**SET TASK**
Print exactly the lines from the first one down to the line containing "0.33,1.58,1.40,0.86,0.74,0.86];", both ends included, with no pictures and nothing else.
________________________________________
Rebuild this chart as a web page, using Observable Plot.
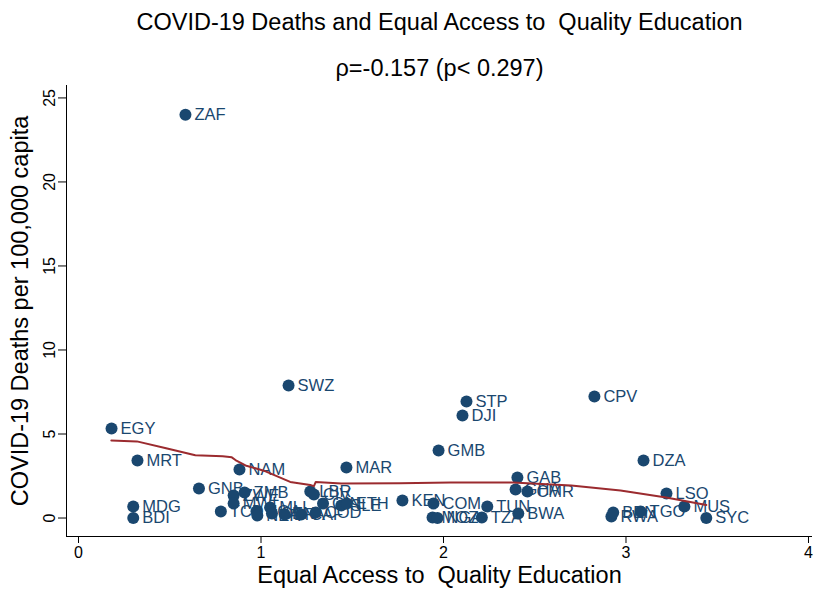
<!DOCTYPE html>
<html>
<head>
<meta charset="utf-8">
<script src="https://cdn.jsdelivr.net/npm/d3@7"></script>
<script src="https://cdn.jsdelivr.net/npm/@observablehq/plot@0.6"></script>
<style>
  html, body { margin: 0; padding: 0; background: #fff; }
  svg text { white-space: pre; }
</style>
</head>
<body>
<div id="chart"></div>
<script>
// Country codes, access-to-education score and COVID-19 deaths per 100,000
const codes = ["ZAF","SWZ","STP","DJI","CPV","EGY","GMB","DZA","MRT","NAM",
  "MAR","GAB","GHA","CMR","LSO","MUS","SYC","KEN","COM","MOZ",
  "NGA","TZA","TUN","BWA","MDG","BDI","GNB","RWA","BEN","TGO",
  "TCD","ZWE","ZMB","MWI","UGA","NER","MLI","SEN","BFA","CAF",
  "COD","LBR","CIV","GIN","SLE","ETH"];
const access = [0.586,1.151,2.126,2.104,2.827,0.181,1.973,3.096,0.323,0.882,
  1.468,2.405,2.395,2.46,3.222,3.32,3.44,1.775,1.945,1.94,
  1.967,2.21,2.24,2.41,0.30,0.30,0.66,2.92,2.93,3.08,
  0.78,0.85,0.91,0.85,0.975,0.98,1.05,1.06,1.13,1.22,
  1.30,1.27,1.29,1.34,1.44,1.47];
const deaths = [24.0,7.89,6.93,6.10,7.23,5.33,4.02,3.42,3.42,2.89,
  3.01,2.41,1.70,1.58,1.46,0.68,0.0,1.04,0.86,0.03,
  0.0,0.03,0.68,0.27,0.68,0.0,1.76,0.09,0.33,0.39,
  0.39,1.34,1.52,0.86,0.39,0.15,0.63,0.27,0.21,0.21,
  0.33,1.58,1.40,0.86,0.74,0.86];

// Lowess smoother through the scatter
const smoothX = [0.18,0.32,0.48,0.64,0.79,0.84,0.86,0.915,1.025,1.16,1.27,1.29,1.30,1.44,1.76,2.04,2.38,2.70,2.97,3.22,3.44];
const smoothY = [4.62,4.56,4.15,3.73,3.67,3.61,3.45,3.13,2.78,2.15,1.96,1.90,2.15,2.05,2.07,2.12,2.12,1.94,1.64,1.22,0.77];

const xTicks = [0,1,2,3,4];
const yTicks = [0,5,10,15,20,25];

const title = "COVID-19 Deaths and Equal Access to  Quality Education";
const subtitle = "ρ=-0.157 (p< 0.297)";
const xTitle = "Equal Access to  Quality Education";
const yTitle = "COVID-19 Deaths per 100,000 capita";

const points = codes.map((c, i) => ({code: c, x: access[i], y: deaths[i]}));
const smooth = smoothX.map((x, i) => ({x, y: smoothY[i]}));

const navy = "#1a476f";
const maroon = "#9b2b2f";
const font = "Liberation Sans, Arial, Helvetica, sans-serif";

const xDomain = [-0.0658, 4.022];
const yDomain = [-1.10, 25.74];

const chart = Plot.plot({
  width: 817,
  height: 592,
  marginLeft: 66,
  marginRight: 5,
  marginTop: 85,
  marginBottom: 56,
  style: {fontFamily: font, background: "#fff", color: "#000", overflow: "visible"},
  x: {domain: xDomain, range: [66, 812]},
  y: {domain: yDomain},
  marks: [
    Plot.ruleX([xDomain[0]], {stroke: "#000", strokeWidth: 1}),
    Plot.ruleY([yDomain[0]], {stroke: "#000", strokeWidth: 1}),
    Plot.axisX({ticks: xTicks, tickSize: 7, tickPadding: 3, fontSize: 16, tickFormat: d => String(d), label: null}),
    Plot.axisY({ticks: yTicks, tickSize: 8, tickPadding: 4, tickRotate: -90, fontSize: 16, tickFormat: d => String(d), label: null}),
    Plot.dot(points, {x: "x", y: "y", r: 6, fill: navy, stroke: "none"}),
    Plot.text(points, {x: "x", y: "y", text: "code", dx: 9, textAnchor: "start", fill: navy, fontSize: 16.5}),
    Plot.line(smooth, {x: "x", y: "y", stroke: maroon, strokeWidth: 2, curve: "linear"}),
    Plot.text([title], {frameAnchor: "top", lineAnchor: "middle", dy: -63, fontSize: 23.5, fill: "#000"}),
    Plot.text([subtitle], {frameAnchor: "top", lineAnchor: "middle", dy: -17, fontSize: 23.5, fill: "#000"}),
    Plot.text([xTitle], {frameAnchor: "bottom", lineAnchor: "middle", dy: 39, fontSize: 23.5, fill: "#000"}),
    Plot.text([yTitle], {frameAnchor: "left", lineAnchor: "middle", textAnchor: "middle", dx: -46, rotate: -90, fontSize: 23.5, fill: "#000"})
  ]
});

document.getElementById("chart").appendChild(chart);
</script>
</body>
</html>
________________________________________
**SOLUTION FOR THIS EXERCISE**
Rebuild this chart as a web page, using Observable Plot.
<!DOCTYPE html>
<html>
<head>
<meta charset="utf-8">
<script src="https://cdn.jsdelivr.net/npm/d3@7"></script>
<script src="https://cdn.jsdelivr.net/npm/@observablehq/plot@0.6"></script>
<style>
  html, body { margin: 0; padding: 0; background: #fff; }
  svg text { white-space: pre; }
</style>
</head>
<body>
<div id="chart"></div>
<script>
// Country codes, access-to-education score and COVID-19 deaths per 100,000
const codes = ["ZAF","SWZ","STP","DJI","CPV","EGY","GMB","DZA","MRT","NAM",
  "MAR","GAB","GHA","CMR","LSO","MUS","SYC","KEN","COM","MOZ",
  "NGA","TZA","TUN","BWA","MDG","BDI","GNB","RWA","BEN","TGO",
  "TCD","ZWE","ZMB","MWI","UGA","NER","MLI","SEN","BFA","CAF",
  "COD","LBR","CIV","GIN","SLE","ETH"];
const access = [0.586,1.151,2.126,2.104,2.827,0.181,1.973,3.096,0.323,0.882,
  1.468,2.405,2.395,2.46,3.222,3.32,3.44,1.775,1.945,1.94,
  1.967,2.21,2.24,2.41,0.30,0.30,0.66,2.92,2.93,3.08,
  0.78,0.85,0.91,0.85,0.975,0.98,1.05,1.06,1.13,1.22,
  1.30,1.27,1.29,1.34,1.44,1.47];
const deaths = [24.0,7.89,6.93,6.10,7.23,5.33,4.02,3.42,3.42,2.89,
  3.01,2.41,1.70,1.58,1.46,0.68,0.0,1.04,0.86,0.03,
  0.0,0.03,0.68,0.27,0.68,0.0,1.76,0.09,0.33,0.39,
  0.39,1.34,1.52,0.86,0.39,0.15,0.63,0.27,0.21,0.21,
  0.33,1.58,1.40,0.86,0.74,0.86];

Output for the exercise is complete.